삼각달팽이

• 문제

• 해설

from math import sqrt

def n_to_total(n):
    # 4->10
    # 5->15
    # 6->21
    # n->n(n+1)/2
    return n*(n+1) // 2

def remains_to_edge_size(remains):
    # 1->1, 예외처리
    # 3->1
    # 6->2
    # 10->3
    # 15->4
    # 21->5
    # 28->6
    # 36->7
    # n(n+1)/2 -> n-1
    return round(((-1 + sqrt(1+8*remains))/ 2) - 1)
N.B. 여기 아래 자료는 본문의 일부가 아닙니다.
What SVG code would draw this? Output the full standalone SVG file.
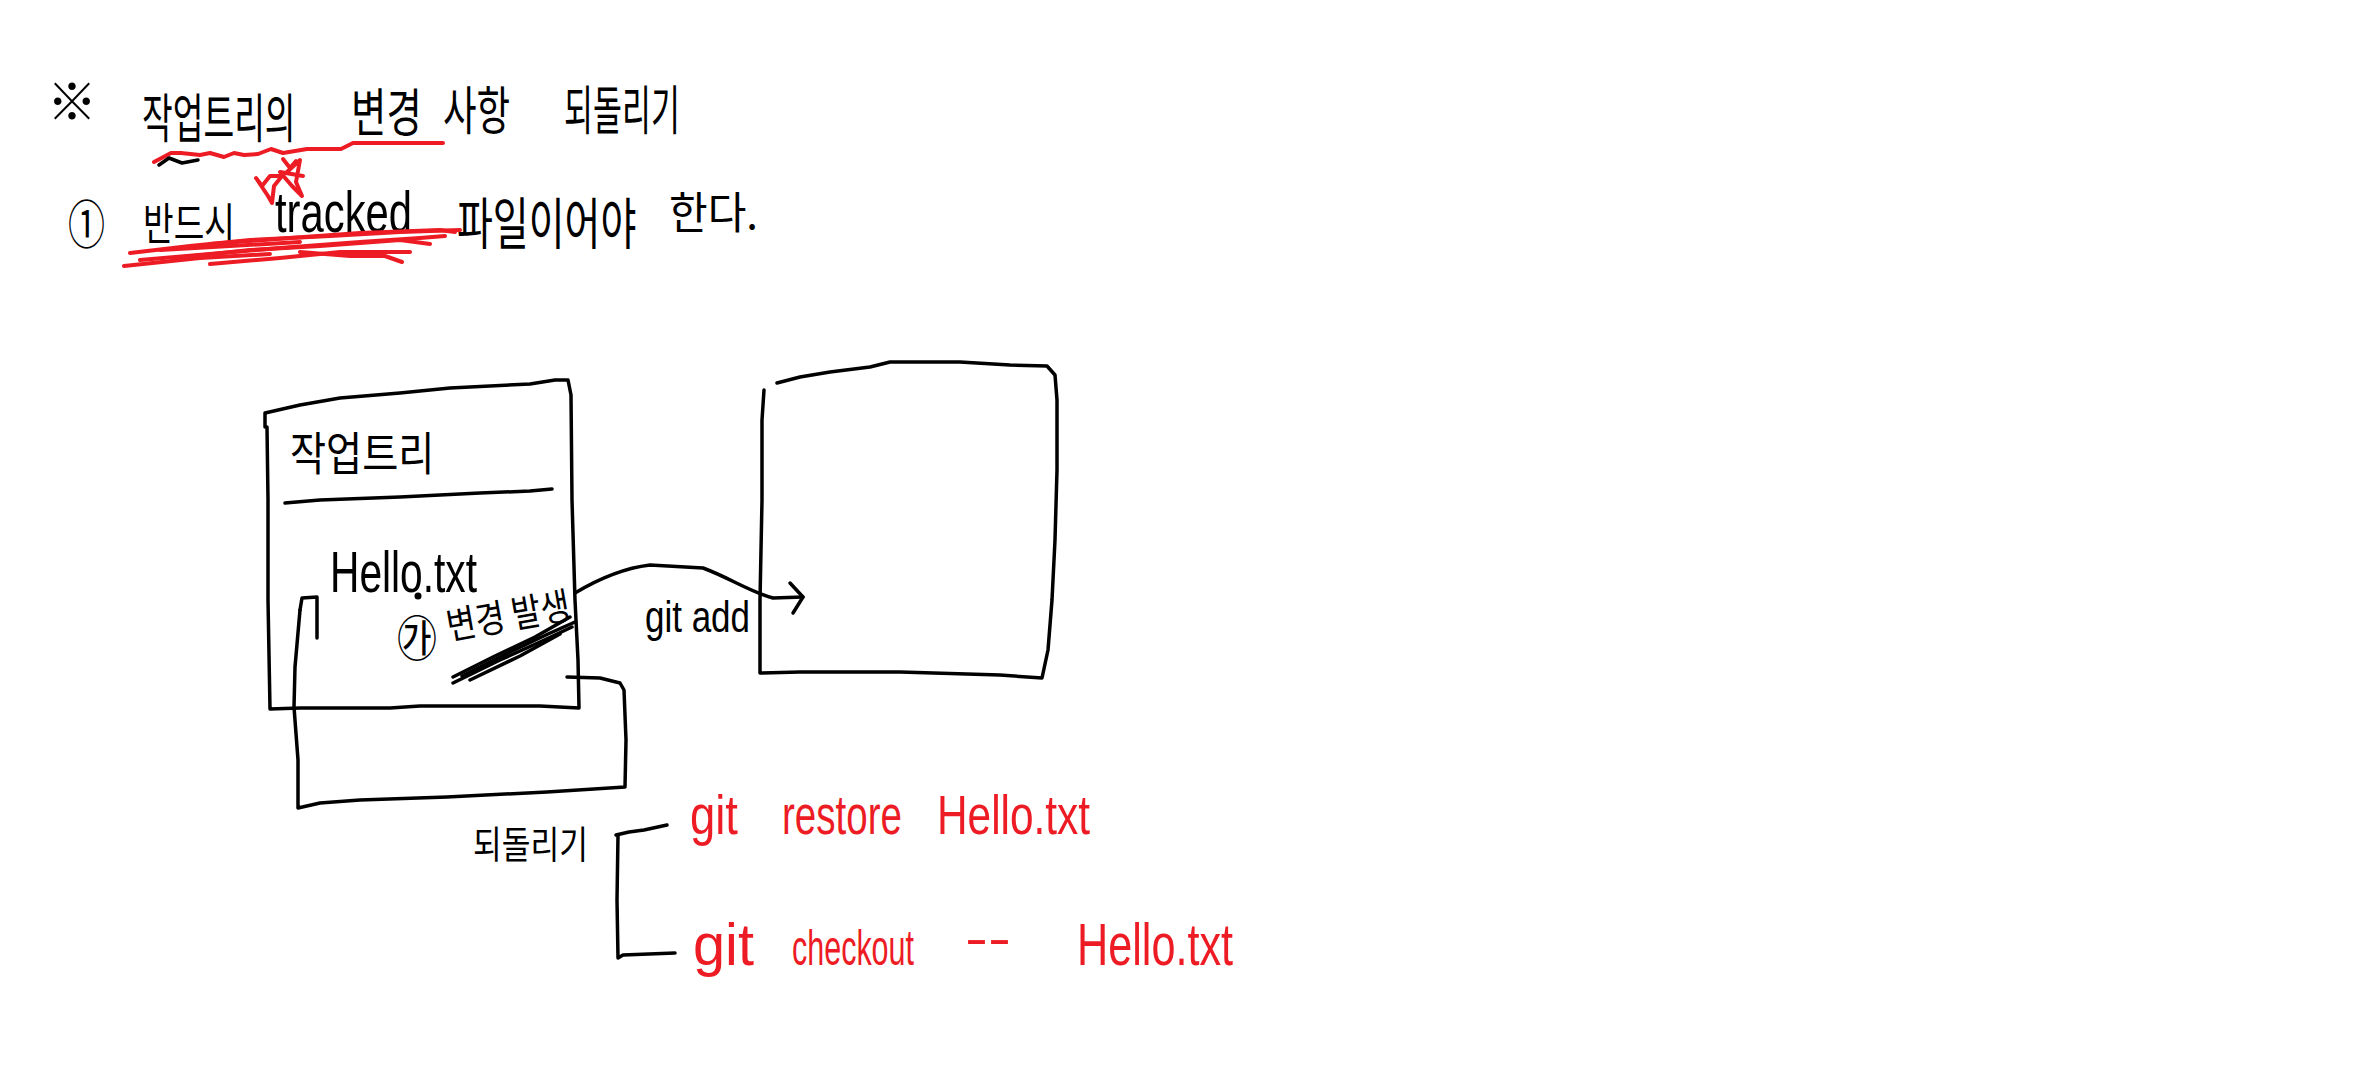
<svg xmlns="http://www.w3.org/2000/svg" width="2372" height="1070" viewBox="0 0 2372 1070">
<style>
.k{font-family:"Noto Sans CJK KR","Noto Sans",sans-serif;fill:#000}
.l{font-family:"Liberation Sans","Noto Sans",sans-serif;fill:#000}
.r{font-family:"Liberation Sans","Noto Sans",sans-serif;fill:#ed1c24}
.s{fill:none;stroke:#000;stroke-width:3.5;stroke-linecap:round;stroke-linejoin:round}
.rs{fill:none;stroke:#ed1c24;stroke-width:4;stroke-linecap:round;stroke-linejoin:round}
</style>
<rect width="2372" height="1070" fill="#fff"/>

<g id="title">
<text class="k" x="72" y="120" font-size="50" text-anchor="middle">※</text>
<text class="k" font-size="33.4" transform="translate(142 138) scale(1 1.6)">작업트리의</text>
<text class="k" font-size="38.5" transform="translate(351 132) scale(1 1.35)">변경</text>
<text class="k" font-size="36.5" transform="translate(443 130) scale(1 1.42)">사항</text>
<text class="k" font-size="31.5" transform="translate(564 130) scale(1 1.7)">되돌리기</text>
<path class="rs" d="M154 162 L171 153 L181 153 L200 155 L210 153 L224 157 L234 153 L244 155 L258 154 L271 149 L283 153 L307 149 L341 149 L353 143 L380 143 L443 143"/>
<path class="rs" d="M283 159 L290 168 L296 161"/>
<path class="s" d="M159 165 L169 158 L182 163 L198 160"/>
</g>

<g id="note1">
<text class="k" font-size="37" transform="translate(68 244) scale(1 1.4)">①</text>
<text class="k" font-size="33.3" transform="translate(143 240) scale(1 1.32)">반드시</text>
<text class="l" font-size="41.8" textLength="137" lengthAdjust="spacingAndGlyphs" transform="translate(275 232) scale(1 1.39)">tracked</text>
<text class="k" font-size="39" transform="translate(457 244) scale(1 1.44)">파일이어야</text>
<text class="k" font-size="39" textLength="89" lengthAdjust="spacingAndGlyphs" transform="translate(669 229) scale(1 1.13)">한다.</text>
<path class="rs" d="M256 178 L268 196 L272 203 L274 186 L282 176 L270 176 L262 186 L256 178 Z"/>
<path class="rs" d="M287 172 L300 160 L296 182 L302 196 L292 186 L280 172 L303 176"/>
<path class="rs" d="M130 253 L190 246 L250 240 L330 236 L400 232 L460 230"/>
<path class="rs" d="M140 260 L210 254 L280 248 L360 242 L420 238 L445 236"/>
<path class="rs" d="M210 264 L280 258 L340 252 L410 252"/>
<path class="rs" d="M210 244 L290 238 L360 233 L440 230 L455 232"/>
<path class="rs" d="M175 258 L250 250 L320 246 L400 240 L430 244"/>
<path class="rs" d="M300 252 L350 256 L385 256 L402 262"/>
<path class="rs" d="M160 250 L230 246 L300 242"/>
<path class="rs" d="M124 266 L200 258 L270 254"/>
</g>

<g id="worktree">
<path class="s" d="M265 427 L265 413 L300 405 L340 398 L400 393 L450 388 L530 384 L555 380 L568 380 L571 395 L572 500 L575 600 L578 660 L579 708 L540 706 L420 706 L390 708 L300 708 L270 709 L268 600 L268 500 L267 427"/>
<path class="s" d="M285 503 L320 500 L400 497 L480 493 L530 491 L552 489"/>
<text class="k" font-size="39.25" transform="translate(290 470) scale(1 1.17)">작업트리</text>
<text class="l" font-size="40.7" textLength="147" lengthAdjust="spacingAndGlyphs" transform="translate(330 592) scale(1 1.43)">Hello.txt</text>
<circle cx="418" cy="596" r="3.5" fill="#000"/>
<text class="k" font-size="40" transform="translate(397 656) scale(1 1.2)">㉮</text>
<text class="k" font-size="29.6" textLength="125" lengthAdjust="spacingAndGlyphs" transform="rotate(-10 449 640) translate(449 640) scale(1 1.28)">변경 발생</text>
<path class="s" d="M453 683 L500 660 L540 642 L572 627"/>
<path class="s" d="M453 677 L495 656 L535 637 L570 617"/>
<path class="s" d="M462 676 L510 652 L548 634 L575 622"/>
<path class="s" d="M470 680 L520 656 L560 634"/>
</g>

<g id="staging">
<path class="s" d="M777 383 L800 377 L830 372 L870 367 L890 362 L960 362 L1010 365 L1047 366 L1055 375 L1057 400 L1057 470 L1055 540 L1052 600 L1048 650 L1042 678 L1000 675 L900 672 L800 672 L760 673 L760 600 L762 500 L762 420 L764 390"/>
</g>

<g id="connectors">
<path class="s" d="M575 593 C600 578 625 568 650 565 L703 568 C730 578 750 592 773 598 L803 597"/>
<path class="s" d="M790 583 L803 597 L793 613"/>
<text class="l" font-size="35" textLength="105" lengthAdjust="spacingAndGlyphs" transform="translate(645 632) scale(1 1.26)">git add</text>
<path class="s" d="M300 610 L302 598 L317 597 L317 638"/>
<path class="s" d="M300 610 L295 667 L294 707 L298 760 L298 808 L320 803 L360 800 L447 797 L547 792 L625 787 L626 740 L624 690 L620 683 L600 678 L567 677"/>
<path class="s" d="M616 835 L629 832 L644 830 L667 825"/>
<path class="s" d="M618 835 L617 900 L618 958 L623 955 L675 953"/>
</g>

<g id="revert">
<text class="k" font-size="31.25" transform="translate(473 858) scale(1 1.2)">되돌리기</text>
<text class="r" font-size="45.5" textLength="48" lengthAdjust="spacingAndGlyphs" transform="translate(690 834) scale(1 1.23)">git</text>
<text class="r" font-size="38.6" textLength="120" lengthAdjust="spacingAndGlyphs" transform="translate(782 834) scale(1 1.45)">restore</text>
<text class="r" font-size="42.4" textLength="153" lengthAdjust="spacingAndGlyphs" transform="translate(937 834) scale(1 1.32)">Hello.txt</text>
<text class="r" font-size="55" textLength="61" lengthAdjust="spacingAndGlyphs" transform="translate(693 965) scale(1 1.09)">git</text>
<text class="r" font-size="30.5" textLength="122" lengthAdjust="spacingAndGlyphs" transform="translate(792 965) scale(1 1.64)">checkout</text>
<text class="r" font-size="50" textLength="46" lengthAdjust="spacingAndGlyphs" transform="translate(965 955)">--</text>
<text class="r" font-size="43.2" textLength="156" lengthAdjust="spacingAndGlyphs" transform="translate(1077 965) scale(1 1.39)">Hello.txt</text>
</g>
</svg>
def edge_size_consumed(edge_size):
    return 3 * edge_size

def get_first(start_val, start_row_idx, start_col_idx, edge_size):
    return list(zip([*range(start_val, start_val + edge_size)], [*range(start_row_idx, start_row_idx + edge_size)], [start_col_idx]*(edge_size)))

def get_second(start_val, start_row_idx, start_col_idx, edge_size):
    return list(zip([*range(start_val+edge_size, start_val+2*edge_size)], [start_row_idx+edge_size] * edge_size, [*range(start_col_idx, start_col_idx + edge_size)]))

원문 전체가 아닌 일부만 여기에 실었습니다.